When it comes to the integrity and accuracy of voting systems in the United States, the good news is that widespread technological upgrades have largely eliminated the voting-machine problems that were so evident when Florida’s disputed recount determined the 2000 presidential election. The bad news is that some of those improvements in accuracy could be undermined by increases in early voting through the mail, which is turning out to be a relatively low-accuracy method of voting, according to a new research report released by MIT and the California Institute of Technology. “A lot of changes over the last decade have made voting in America better,” says Charles Stewart III, the Kenan Sahin Distinguished Professor of Political Science at MIT, who co-authored the new report with five colleagues at four universities. “The possibility of a [situation like Florida’s 2000 election] is much lower now than it was 12 years ago.” However, Stewart adds, “We have possibly gotten way ahead of ourselves in encouraging people to vote by mail. It’s pretty clear that the improvement we’ve gotten by having better voting machines in the precincts may be given back by having more and more people voting at home.”
The new report was released today by the Caltech/MIT Voting Technology Project. It is the latest in a series of reports by the group, which formed in the aftermath of the 2000 election. A major change since 2000 has been the replacement of outdated voting systems—principally punch cards and lever machines—with more reliable optical-scan or electronic voting machines. Today roughly 60 percent of counties across the United States use optical-scan machines, and 40 percent use other forms of electronic equipment. (A small set of counties still hand-count paper ballots.)

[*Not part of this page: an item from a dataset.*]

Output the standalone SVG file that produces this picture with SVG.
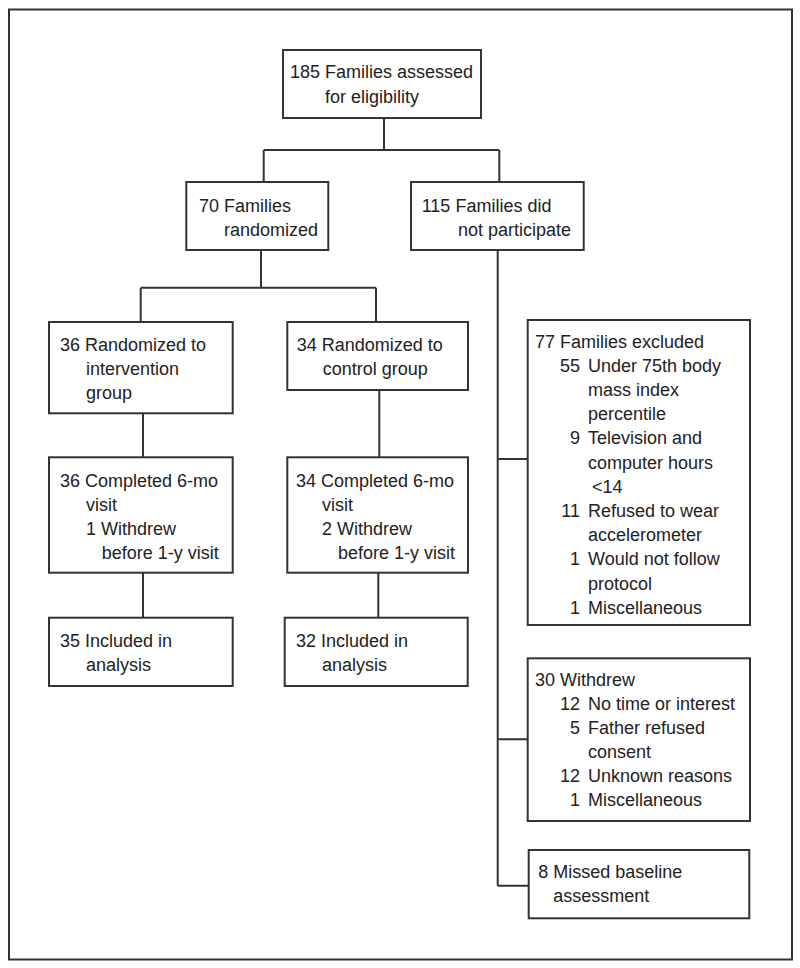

The upshot of this change is that the overall residual vote rate—the difference between the number of ballots cast and counted—dropped from 2 percent of ballots cast in 2000 to 1 percent in 2006 and 2008, as the report notes. On the other hand, the report states, “absentee voting is more prone than in-person voting to residual vote rates.” That presents new problems, since the percentage of Americans voting by mail or at early election centers has doubled, the report notes, from 14 percent in 2000 to 28 percent in 2008. One study by Voter Technology Project researchers, based on two decades of data from California, has shown that the residual vote rate for absentee voters was larger than that for votes cast at polling places—by 2.2 percentage points in presidential races, 3.3 percent in gubernatorial races, 4.9 percent in U.S. Senate races, and 3.0 percent for ballot propositions.